Update add-ons if needed. Use the AWS Console to upgrade any out-of-date or incompatible add-ons before upgrading your Kubernetes version. This ensures the control plane components can interact properly with networking and DNS services post-upgrade.

⚠️ Skipping this step may result in networking issues, DNS resolution failures, or broken cluster behavior after upgrade.

4. API Deprecations

Review deprecated APIs

Before upgrading, identify and address deprecated APIs to avoid post-upgrade failures.

Steps:

1 Review the Kubernetes GitHub release notes for deprecations.

2 Check official provider-specific documentation for EKS, AKS, or GKE.

3 Use tools like pluto or kubent to scan your cluster for deprecated API usage:

pluto detect-helm -o wide
kubent

5. Node Drain Test

Simulate a node upgrade

Validating how workloads behave during node evacuation helps catch disruptions early.

Steps:

1 Choose a worker node and drain it:

kubectl drain <node-name> --ignore-daemonsets --delete-emptydir-data

2 Monitor the pods being rescheduled:

kubectl get pods -A -o wide

3 Uncordon the node afterward:

kubectl uncordon <node-name>

Ensure all critical pods recover properly without manual intervention.

6. Networking

Validate NetworkPolicies and prepare for CNI changes

Before upgrading Kubernetes — especially if you're also updating the CNI plugin — review your NetworkPolicies to ensure they won't unintentionally block traffic. CNI behavior may change across versions, and overly strict or outdated policies can silently break service-to-service communication after the upgrade.

Steps:

1 List active policies:

kubectl get networkpolicies --all-namespaces

2 Review for issues

Policies might break app-to-app communication if they rely on deprecated labels/selectors.

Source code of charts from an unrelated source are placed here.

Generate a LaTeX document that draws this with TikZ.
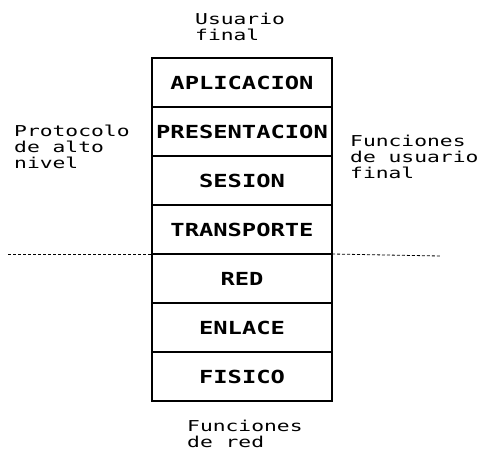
\documentclass[tikz,border=0pt]{standalone}
\usepackage{fontspec}
\newfontfamily\matriz[FakeStretch=1.32]{DejaVu Sans Mono}
\newfontfamily\matrizancha[FakeStretch=1.42]{DejaVu Sans Mono}
\usetikzlibrary{positioning}

\begin{document}
\begin{tikzpicture}[x=1pt, y=1pt,
    capa/.style={draw, line width=1.3pt, minimum width=180pt, minimum height=49pt,
      outer sep=0pt, inner sep=0pt, font=\matriz\bfseries\fontsize{18}{20}\selectfont},
    etiqueta/.style={align=left, inner sep=0pt, anchor=north west,
      font=\matrizancha\fontsize{15}{16}\selectfont},
    corte/.style={line width=0.8pt, dash pattern=on 3pt off 2pt}]
  \useasboundingbox (0,0) rectangle (497,450);

  % Pila de capas
  \node[capa] (aplicacion) at (242,367.5) {APLICACION};
  \node[capa, below=0pt of aplicacion] (presentacion) {PRESENTACION};
  \node[capa, below=0pt of presentacion] (sesion) {SESION};
  \node[capa, below=0pt of sesion] (transporte) {TRANSPORTE};
  \node[capa, below=0pt of transporte] (red) {RED};
  \node[capa, below=0pt of red] (enlace) {ENLACE};
  \node[capa, below=0pt of enlace] (fisico) {FISICO};

  % Textos alrededor
  \node[etiqueta] (usuario) at (195,437) {Usuario\\final};
  \node[etiqueta] (protocolo) at (14,325) {Protocolo\\de alto\\nivel};
  \node[etiqueta] (funusuario) at (350,315) {Funciones\\de usuario\\final};
  \node[etiqueta] (funred) at (187,30) {Funciones\\de red};

  % Linea de corte entre transporte y red
  \coordinate (corteizq) at (8,196);
  \coordinate (corteder) at (440,194);
  \draw[corte] (corteizq) -- (transporte.south west);
  \draw[corte] (transporte.south east) -- (corteder);
\end{tikzpicture}
\end{document}
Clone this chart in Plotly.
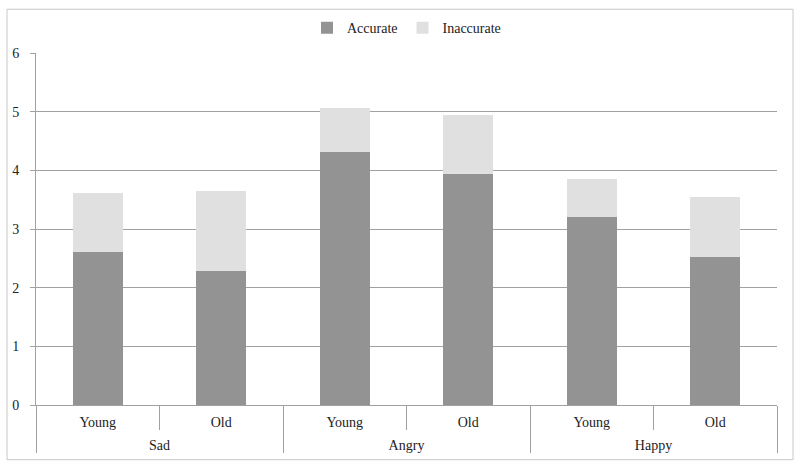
import plotly.graph_objects as go

emotions = ["Sad", "Sad", "Angry", "Angry", "Happy", "Happy"]
ages = ["Young", "Old", "Young", "Old", "Young", "Old"]
accurate = [2.60, 2.28, 4.31, 3.94, 3.21, 2.53]
inaccurate = [1.01, 1.36, 0.76, 1.00, 0.65, 1.02]
y_ticks = [0, 1, 2, 3, 4, 5, 6]

FONT = "Liberation Serif"
LBL = "<span style='font-size:14px'>{}</span>"
# outer-level labels get small blank leading lines to push them lower
group_labels = ["<br><br>" + LBL.format(e) for e in emotions]
age_labels = [LBL.format(a) for a in ages]

fig = go.Figure()
fig.add_trace(go.Bar(x=[group_labels, age_labels], y=accurate, name="Accurate",
                     marker=dict(color="#939393", line=dict(width=0))))
fig.add_trace(go.Bar(x=[group_labels, age_labels], y=inaccurate, name="Inaccurate",
                     marker=dict(color="#e0e0e0", line=dict(width=0))))

W, H = 800, 468
L, R, T, B = 36, 23, 51, 63
pw, ph = W - L - R, H - T - B

def px(x):
    return (x - L) / pw

def py(y):
    return (H - B - y) / ph

fig.update_layout(
    width=W, height=H,
    barmode="stack", bargap=0.595,
    plot_bgcolor="white", paper_bgcolor="white",
    margin=dict(l=L, r=R, t=T, b=B, pad=0),
    font=dict(family=FONT, size=14, color="#222222"),
    showlegend=True,
    legend=dict(orientation="h", x=0.5, xanchor="center", y=py(26), yanchor="middle",
                font=dict(family=FONT, size=14), itemwidth=30, traceorder="normal"),
    xaxis=dict(type="multicategory", showline=True, linecolor="#a0a0a0", linewidth=1,
               ticks="outside", ticklen=24, tickcolor="#a0a0a0",
               showdividers=True, dividercolor="#a0a0a0", dividerwidth=1,
               ticklabelstandoff=13, automargin=False,
               tickfont=dict(family=FONT, size=7, color="#222222")),
    yaxis=dict(range=[0, 6], tickvals=y_ticks, showgrid=True, gridcolor="#a0a0a0",
               gridwidth=1, showline=True, linecolor="#a0a0a0", ticks="outside",
               ticklen=5, tickcolor="#a0a0a0", zeroline=False, automargin=False,
               ticklabelstandoff=8,
               tickfont=dict(family=FONT, size=14, color="#222222")),
    shapes=[dict(type="rect", xref="paper", yref="paper",
                 x0=px(7), x1=px(793), y0=py(460), y1=py(7),
                 line=dict(color="#c8c8c8", width=1), fillcolor="rgba(0,0,0,0)")],
)

fig.write_html("out.html", config={"displayModeBar": False},
               post_script="document.body.style.margin='0';")
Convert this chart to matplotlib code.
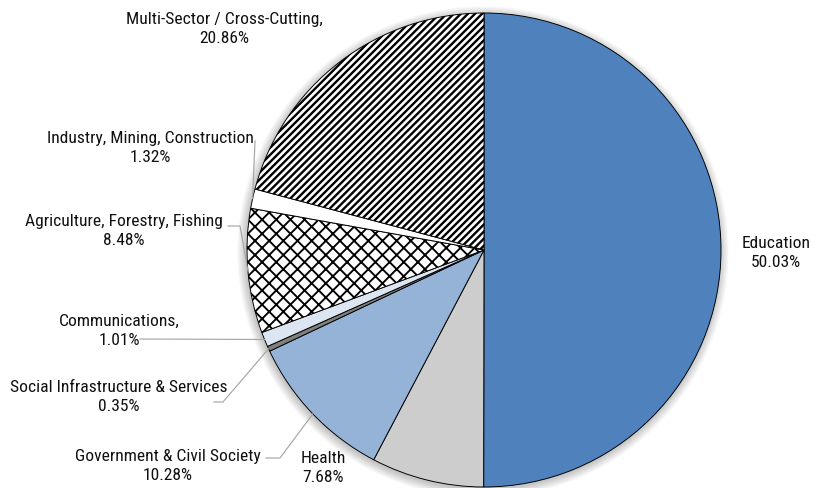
import numpy as np
import matplotlib.pyplot as plt
from matplotlib import font_manager
from matplotlib.patches import Circle

# sector shares, clockwise from 12 o'clock
sectors = ["Education", "Health", "Government & Civil Society",
           "Social Infrastructure & Services", "Communications",
           "Agriculture, Forestry, Fishing", "Industry, Mining, Construction",
           "Multi-Sector / Cross-Cutting"]
shares = [50.03, 7.68, 10.28, 0.35, 1.01, 8.48, 1.32, 20.86]
label_text = ["Education\n50.03%", "Health\n7.68%", "Government & Civil Society\n10.28%",
              "Social Infrastructure & Services\n0.35%", "Communications,\n1.01%",
              "Agriculture, Forestry, Fishing\n8.48%", "Industry, Mining, Construction\n1.32%",
              "Multi-Sector / Cross-Cutting,\n20.86%"]
colors = ["#4F81BD", "#CDCDCD", "#95B3D7", "#7F7F7F", "#DCE6F2", "white", "white", "white"]
hatches = [None, None, None, None, None, "xx", None, "////"]

W, H, DPI = 813, 488, 85
cx, cy, R = 484, H - 250, 237

# label block centres (pixels from top-left)
label_pos = [(776, 253), (323, 468), (168, 466), (119, 397),
             (119, 331), (124, 231), (150, 148), (224, 29)]
# leader line bends (pixels from top-left), last point is the rim
leaders = {6: [(255, 141)], 5: [(228, 226), (240, 226)], 4: [(140, 339)],
           3: [(214, 402), (223, 402)], 2: [(266, 458), (280, 458)]}

installed = {f.name for f in font_manager.fontManager.ttflist}
family, fsize = "Liberation Sans", 13.0
for cand in ["Liberation Sans Narrow", "Arial Narrow", "Roboto Condensed"]:
    if cand in installed:
        family, fsize = cand, 14.8
        break
plt.rcParams["font.family"] = [family, "DejaVu Sans"]
plt.rcParams["hatch.linewidth"] = 1.8

fig = plt.figure(figsize=(W / DPI, H / DPI), dpi=DPI)
ax = fig.add_axes([0, 0, 1, 1])

# soft shadow under the pie
for i in range(12):
    ax.add_patch(Circle((cx - 1, cy - 2), R + i * 0.8, color="black",
                        alpha=0.018, lw=0, zorder=0))

wedges, _ = ax.pie(shares, colors=colors, startangle=90, counterclock=False,
                   center=(cx, cy), radius=R,
                   wedgeprops=dict(edgecolor="black", linewidth=0.8))
for w, h in zip(wedges, hatches):
    if h:
        w.set_hatch(h)
        if hasattr(w, "set_hatch_linewidth"):
            w.set_hatch_linewidth(2.0 if h == "////" else 1.6)
    w.set_zorder(2)

for i, w in enumerate(wedges):
    x, y = label_pos[i]
    ax.text(x, H - y, label_text[i], ha="center", va="center", fontsize=fsize,
            linespacing=1.38, color="#111111", zorder=4)
    if i in leaders:
        mid = np.deg2rad((w.theta1 + w.theta2) / 2)
        pts = [(px, H - py) for px, py in leaders[i]]
        pts.append((cx + R * np.cos(mid), cy + R * np.sin(mid)))
        xs, ys = zip(*pts)
        ax.plot(xs, ys, color="#A6A6A6", lw=1.0, zorder=3)

ax.set_xlim(0, W)
ax.set_ylim(0, H)
ax.set_aspect("equal")
ax.axis("off")
fig.savefig("out.png", dpi=DPI)
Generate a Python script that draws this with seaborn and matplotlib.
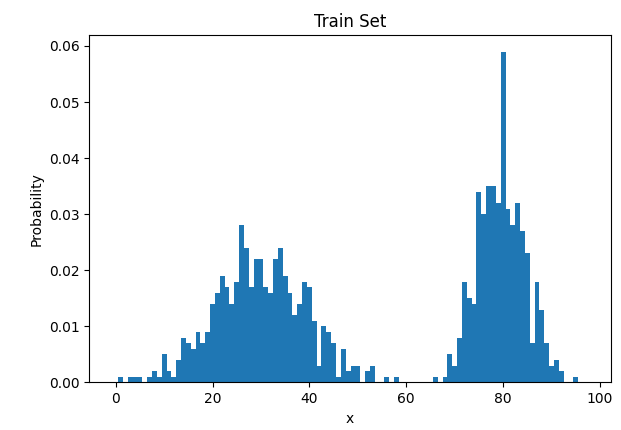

3 Plan connectivity tests post-upgrade

Make note of critical service-to-service flows (e.g. frontend → backend, app → database) and prepare to test them immediately after the upgrade using tools like netshoot or kubectl exec.

7. Observability Stack

Rancher Monitoring with Prometheus and Grafana

Ensure that Rancher’s built-in monitoring stack is fully functional before starting the upgrade so you can rely on it during and after the process.

Steps:

1 Open the Rancher UI and navigate to the Monitoring section of your cluster. Verify that Prometheus and Grafana are deployed and show as Active.

2 Open Grafana from the Rancher UI and check the Kubernetes cluster dashboard:

Confirm data is updating in real time.
Look for any scrape errors or stale metrics, especially from system components like kubelet, coredns, and etcd.

3 In Prometheus, run test queries to confirm metrics are collected:

up
node_memory_MemAvailable_bytes
container_cpu_usage_seconds_total

4 If metrics are missing or dashboards show gaps:

Restart the Prometheus pods:

kubectl rollout restart deploy prometheus-prometheus -n cattle-monitoring-system

Or use Rancher UI to redeploy the monitoring stack.

5 Confirm alerting rules are in place and test one manually (e.g. scale down a deployment to trigger an alert).

Tip: Validating your monitoring before the upgrade ensures you have real-time visibility into cluster behavior during and after the upgrade.